Yes, I am definitely my grandmother’s descendant. I’ve been trying since the first of the new year to write the third book in the Catherine Swope series. It’s called Sanctuary City. It’s a great story. A thriller, Catherine’s best friend’s brother is found dead in his car in front of the pod houses in Florida City. Drugs are stuffed in the various voids in the car. Drug manufacturing paraphernalia is found in the in the abandoned pod houses. Brandon’s girlfriend’s family are illegals. The family has ties to the drug manufacturing operation. They relied on Miami’s status as a Sanctuary City to keep them safe from deportation. Now that status has been revoked.
I knew where the story was going, had my major plot points, twists, turns, action, betrayal, devastation, disaster, and triumph. The story was not working. Every morning I sat and my desk pulling words out letter by painful letter. I re-read chapters, they flowed and worked, and I did not care. In the back of my mind, a new story was perking. One that caught my interest. I kept telling myself I would pay attention to it after one more chapter of Sanctuary City. In the back of my mind, I heard my father’s voice. “You are just like your grandmother.”

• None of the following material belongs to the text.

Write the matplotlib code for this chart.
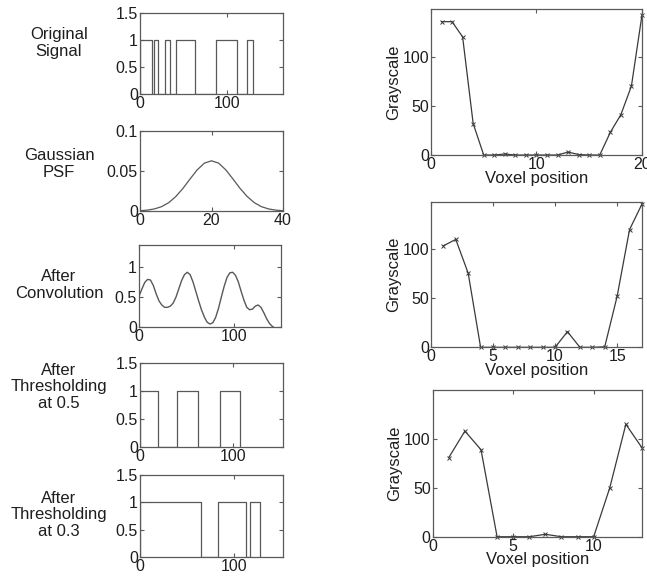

That was it. The third car wrecked. I closed the Scrivener file, pulled out my notebook and started scribbling. Sanctuary City wasn’t holding my interest. It might hold a reader’s interest, but I had nothing to say. I wanted to write light, not heavy. I wanted to have fun.
Since that morning three weeks ago I’ve outlined Fantasy Fest Fatality a novel set in the Florida Keys. It’s set during Fantasy Fest with an entirely new cast of characters. The first of twelve (yep, twelve) books. The series is already lightly outlined and ready to go. I hope you’ll join me for a trip to the Fabulous Florida Keys – remember it’s always better if you see it with a native!
Readers and writers – do you tend to keep pushing things through to the end even if you’ve passed the point where you should have stopped?